Breakthrough membrane technology from CSIRO has paved the way for low-emissions hydrogen from Australia to supply fuel cell vehicles worldwide.
CSIRO chief executive Larry Marshall was one of the first to ride in the Toyota Mirai and Hyundai Nexo vehicles powered by ultra-high purity hydrogen, produced in Queensland using the membrane technology.
“This is a watershed moment for energy, and we look forward to applying CSIRO innovation to enable this exciting renewably-sourced fuel and energy storage medium a smoother path to market,” Dr Marshall said.
The membrane separates ultra-high purity hydrogen from ammonia, while blocking all other gases.
This would allow bulk hydrogen to be transported in the form of ammonia, using existing infrastructure, and then reconverted back to hydrogen at the point of use.

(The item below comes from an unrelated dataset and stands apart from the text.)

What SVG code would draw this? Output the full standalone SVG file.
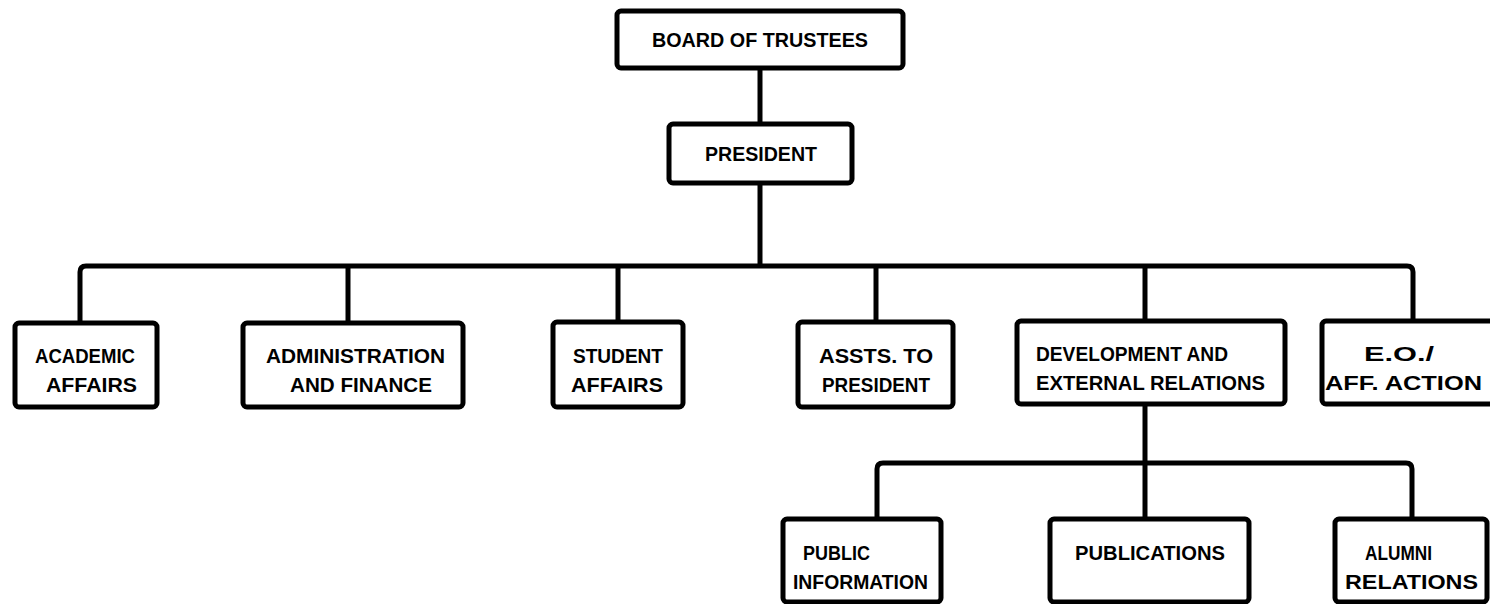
<svg xmlns="http://www.w3.org/2000/svg" width="1490" height="604" viewBox="0 0 1490 604">
<style>
.box{fill:#fff;stroke:#000;stroke-width:5;}
.ln{fill:none;stroke:#000;stroke-width:5;stroke-linejoin:round;}
.t{font-family:"Liberation Sans",Arial,sans-serif;font-weight:bold;font-size:20px;fill:#000;}
</style>
<rect width="1490" height="604" fill="#fff"/>
<g id="connectors">
<path class="ln" d="M760 68 V123"/>
<path class="ln" d="M760 183 V266"/>
<path class="ln" d="M80 323 V272 Q80 266 86 266 H1407 Q1413 266 1413 272 V321"/>
<path class="ln" d="M348 266 V323"/>
<path class="ln" d="M618 266 V322"/>
<path class="ln" d="M876 266 V322"/>
<path class="ln" d="M1145 266 V321"/>
<path class="ln" d="M1145 404 V518"/>
<path class="ln" d="M877 519 V469 Q877 463 883 463 H1406 Q1412 463 1412 469 V518"/>
</g>
<g id="board"><rect class="box" x="617" y="11" width="286" height="57" rx="4"/><text class="t" x="652" y="47" textLength="216" lengthAdjust="spacingAndGlyphs">BOARD OF TRUSTEES</text></g>
<g id="president"><rect class="box" x="669" y="124" width="183" height="59" rx="4"/><text class="t" x="705" y="161" textLength="112" lengthAdjust="spacingAndGlyphs">PRESIDENT</text></g>
<g id="academic"><rect class="box" x="15" y="323" width="142" height="84" rx="4"/><text class="t" x="35" y="363" textLength="100" lengthAdjust="spacingAndGlyphs">ACADEMIC</text><text class="t" x="46" y="392" textLength="91" lengthAdjust="spacingAndGlyphs">AFFAIRS</text></g>
<g id="admin"><rect class="box" x="243" y="323" width="220" height="84" rx="4"/><text class="t" x="266" y="363" textLength="179" lengthAdjust="spacingAndGlyphs">ADMINISTRATION</text><text class="t" x="290" y="392" textLength="142" lengthAdjust="spacingAndGlyphs">AND FINANCE</text></g>
<g id="student"><rect class="box" x="553" y="322" width="130" height="85" rx="4"/><text class="t" x="573" y="363" textLength="90" lengthAdjust="spacingAndGlyphs">STUDENT</text><text class="t" x="571" y="392" textLength="92" lengthAdjust="spacingAndGlyphs">AFFAIRS</text></g>
<g id="assts"><rect class="box" x="798" y="322" width="155" height="85" rx="4"/><text class="t" x="819" y="363" textLength="114" lengthAdjust="spacingAndGlyphs">ASSTS. TO</text><text class="t" x="822" y="392" textLength="108" lengthAdjust="spacingAndGlyphs">PRESIDENT</text></g>
<g id="development"><rect class="box" x="1017" y="321" width="268" height="83" rx="4"/><text class="t" x="1036" y="361" textLength="192" lengthAdjust="spacingAndGlyphs">DEVELOPMENT AND</text><text class="t" x="1036" y="390" textLength="229" lengthAdjust="spacingAndGlyphs">EXTERNAL RELATIONS</text></g>
<g id="eo"><rect class="box" x="1322" y="321" width="180" height="83" rx="4"/><text class="t" x="1364" y="361" textLength="70" lengthAdjust="spacingAndGlyphs">E.O./</text><text class="t" x="1325" y="390" textLength="157" lengthAdjust="spacingAndGlyphs">AFF. ACTION</text></g>
<g id="public-info"><rect class="box" x="783" y="519" width="158" height="83" rx="4"/><text class="t" x="803" y="560" textLength="67" lengthAdjust="spacingAndGlyphs">PUBLIC</text><text class="t" x="793" y="589" textLength="135" lengthAdjust="spacingAndGlyphs">INFORMATION</text></g>
<g id="publications"><rect class="box" x="1050" y="519" width="199" height="83" rx="4"/><text class="t" x="1075" y="560" textLength="150" lengthAdjust="spacingAndGlyphs">PUBLICATIONS</text></g>
<g id="alumni"><rect class="box" x="1335" y="519" width="152" height="83" rx="4"/><text class="t" x="1365" y="560" textLength="67" lengthAdjust="spacingAndGlyphs">ALUMNI</text><text class="t" x="1345" y="589" textLength="133" lengthAdjust="spacingAndGlyphs">RELATIONS</text></g>
</svg>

Dr Marshall said he was excited by the prospect of a growing global market for clean hydrogen, and the potential for a national renewable hydrogen export industry, to benefit Australia.
BOC sales and marketing director Bruce Currie said BOC’s engineering team was proud to be collaborating with CSIRO researchers on the technology.
The project received $1.7 million from the Science and Industry Endowment Fund (SIEF), which was matched by CSIRO.
In addition to its membrane technology, CSIRO is applying its expertise to all stages of the hydrogen technology chain including solar photovoltaics, solar thermal, grid management, water electrolysis, ammonia synthesis, direct ammonia utilisation via combustion and/or fuel cells, as well as hydrogen production.